§ Task details: Images should be left out, and everything else in the listing reproduced exactly.

§ Raw data:

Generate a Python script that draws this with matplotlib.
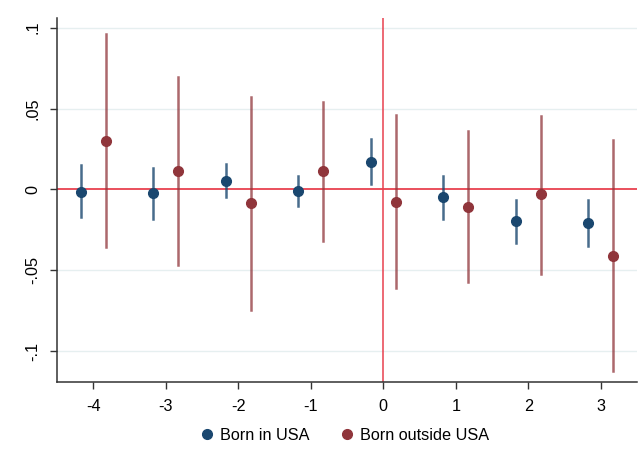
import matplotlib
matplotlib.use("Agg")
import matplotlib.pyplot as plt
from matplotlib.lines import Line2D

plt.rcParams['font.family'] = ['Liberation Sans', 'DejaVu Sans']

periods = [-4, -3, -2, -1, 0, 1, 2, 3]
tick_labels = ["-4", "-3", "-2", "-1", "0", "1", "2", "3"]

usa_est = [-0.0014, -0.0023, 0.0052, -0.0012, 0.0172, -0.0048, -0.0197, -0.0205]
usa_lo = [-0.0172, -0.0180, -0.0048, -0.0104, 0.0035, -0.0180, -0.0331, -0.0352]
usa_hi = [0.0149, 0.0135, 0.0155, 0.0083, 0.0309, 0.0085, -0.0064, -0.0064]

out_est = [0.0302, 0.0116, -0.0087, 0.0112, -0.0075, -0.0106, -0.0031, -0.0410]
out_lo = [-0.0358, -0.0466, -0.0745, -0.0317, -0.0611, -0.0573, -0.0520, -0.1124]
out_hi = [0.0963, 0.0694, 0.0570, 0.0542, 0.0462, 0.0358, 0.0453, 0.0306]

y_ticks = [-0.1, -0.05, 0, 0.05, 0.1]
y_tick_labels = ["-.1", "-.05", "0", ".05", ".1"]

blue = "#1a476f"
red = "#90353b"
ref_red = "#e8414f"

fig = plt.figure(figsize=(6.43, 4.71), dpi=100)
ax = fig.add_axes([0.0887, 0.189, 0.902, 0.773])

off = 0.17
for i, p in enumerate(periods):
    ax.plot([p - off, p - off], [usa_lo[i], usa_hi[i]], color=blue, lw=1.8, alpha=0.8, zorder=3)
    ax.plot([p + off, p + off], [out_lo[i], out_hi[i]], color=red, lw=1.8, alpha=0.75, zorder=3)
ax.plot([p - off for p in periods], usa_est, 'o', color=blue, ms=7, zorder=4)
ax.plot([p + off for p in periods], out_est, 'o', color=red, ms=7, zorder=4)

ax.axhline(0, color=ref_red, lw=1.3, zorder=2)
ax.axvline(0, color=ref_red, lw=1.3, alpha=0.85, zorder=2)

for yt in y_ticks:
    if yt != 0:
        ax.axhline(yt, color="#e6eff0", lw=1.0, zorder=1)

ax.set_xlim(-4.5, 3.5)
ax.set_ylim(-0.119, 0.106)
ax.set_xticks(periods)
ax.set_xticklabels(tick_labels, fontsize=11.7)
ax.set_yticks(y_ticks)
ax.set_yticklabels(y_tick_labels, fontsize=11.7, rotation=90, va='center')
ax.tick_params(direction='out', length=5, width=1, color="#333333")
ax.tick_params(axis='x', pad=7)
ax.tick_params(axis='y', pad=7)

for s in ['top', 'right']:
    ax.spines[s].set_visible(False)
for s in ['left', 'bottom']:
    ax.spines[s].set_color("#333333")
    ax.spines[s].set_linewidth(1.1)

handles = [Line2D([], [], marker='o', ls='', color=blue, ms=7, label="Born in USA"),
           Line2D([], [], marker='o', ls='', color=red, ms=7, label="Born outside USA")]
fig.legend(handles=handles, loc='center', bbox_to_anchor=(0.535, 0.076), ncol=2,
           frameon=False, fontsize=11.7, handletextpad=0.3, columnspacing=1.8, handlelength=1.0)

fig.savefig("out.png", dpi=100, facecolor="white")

§ Written reply:
Generate a Python script that draws this with matplotlib.
import matplotlib
matplotlib.use("Agg")
import matplotlib.pyplot as plt
from matplotlib.lines import Line2D

plt.rcParams['font.family'] = ['Liberation Sans', 'DejaVu Sans']

periods = [-4, -3, -2, -1, 0, 1, 2, 3]
tick_labels = ["-4", "-3", "-2", "-1", "0", "1", "2", "3"]

usa_est = [-0.0014, -0.0023, 0.0052, -0.0012, 0.0172, -0.0048, -0.0197, -0.0205]
usa_lo = [-0.0172, -0.0180, -0.0048, -0.0104, 0.0035, -0.0180, -0.0331, -0.0352]
usa_hi = [0.0149, 0.0135, 0.0155, 0.0083, 0.0309, 0.0085, -0.0064, -0.0064]

out_est = [0.0302, 0.0116, -0.0087, 0.0112, -0.0075, -0.0106, -0.0031, -0.0410]
out_lo = [-0.0358, -0.0466, -0.0745, -0.0317, -0.0611, -0.0573, -0.0520, -0.1124]
out_hi = [0.0963, 0.0694, 0.0570, 0.0542, 0.0462, 0.0358, 0.0453, 0.0306]

y_ticks = [-0.1, -0.05, 0, 0.05, 0.1]
y_tick_labels = ["-.1", "-.05", "0", ".05", ".1"]

blue = "#1a476f"
red = "#90353b"
ref_red = "#e8414f"

fig = plt.figure(figsize=(6.43, 4.71), dpi=100)
ax = fig.add_axes([0.0887, 0.189, 0.902, 0.773])

off = 0.17
for i, p in enumerate(periods):
    ax.plot([p - off, p - off], [usa_lo[i], usa_hi[i]], color=blue, lw=1.8, alpha=0.8, zorder=3)
    ax.plot([p + off, p + off], [out_lo[i], out_hi[i]], color=red, lw=1.8, alpha=0.75, zorder=3)
ax.plot([p - off for p in periods], usa_est, 'o', color=blue, ms=7, zorder=4)
ax.plot([p + off for p in periods], out_est, 'o', color=red, ms=7, zorder=4)

ax.axhline(0, color=ref_red, lw=1.3, zorder=2)
ax.axvline(0, color=ref_red, lw=1.3, alpha=0.85, zorder=2)

for yt in y_ticks:
    if yt != 0:
        ax.axhline(yt, color="#e6eff0", lw=1.0, zorder=1)

ax.set_xlim(-4.5, 3.5)
ax.set_ylim(-0.119, 0.106)
ax.set_xticks(periods)
ax.set_xticklabels(tick_labels, fontsize=11.7)
ax.set_yticks(y_ticks)
ax.set_yticklabels(y_tick_labels, fontsize=11.7, rotation=90, va='center')
ax.tick_params(direction='out', length=5, width=1, color="#333333")
ax.tick_params(axis='x', pad=7)
ax.tick_params(axis='y', pad=7)

for s in ['top', 'right']:
    ax.spines[s].set_visible(False)
for s in ['left', 'bottom']:
    ax.spines[s].set_color("#333333")
    ax.spines[s].set_linewidth(1.1)

handles = [Line2D([], [], marker='o', ls='', color=blue, ms=7, label="Born in USA"),
           Line2D([], [], marker='o', ls='', color=red, ms=7, label="Born outside USA")]
fig.legend(handles=handles, loc='center', bbox_to_anchor=(0.535, 0.076), ncol=2,
           frameon=False, fontsize=11.7, handletextpad=0.3, columnspacing=1.8, handlelength=1.0)

fig.savefig("out.png", dpi=100, facecolor="white")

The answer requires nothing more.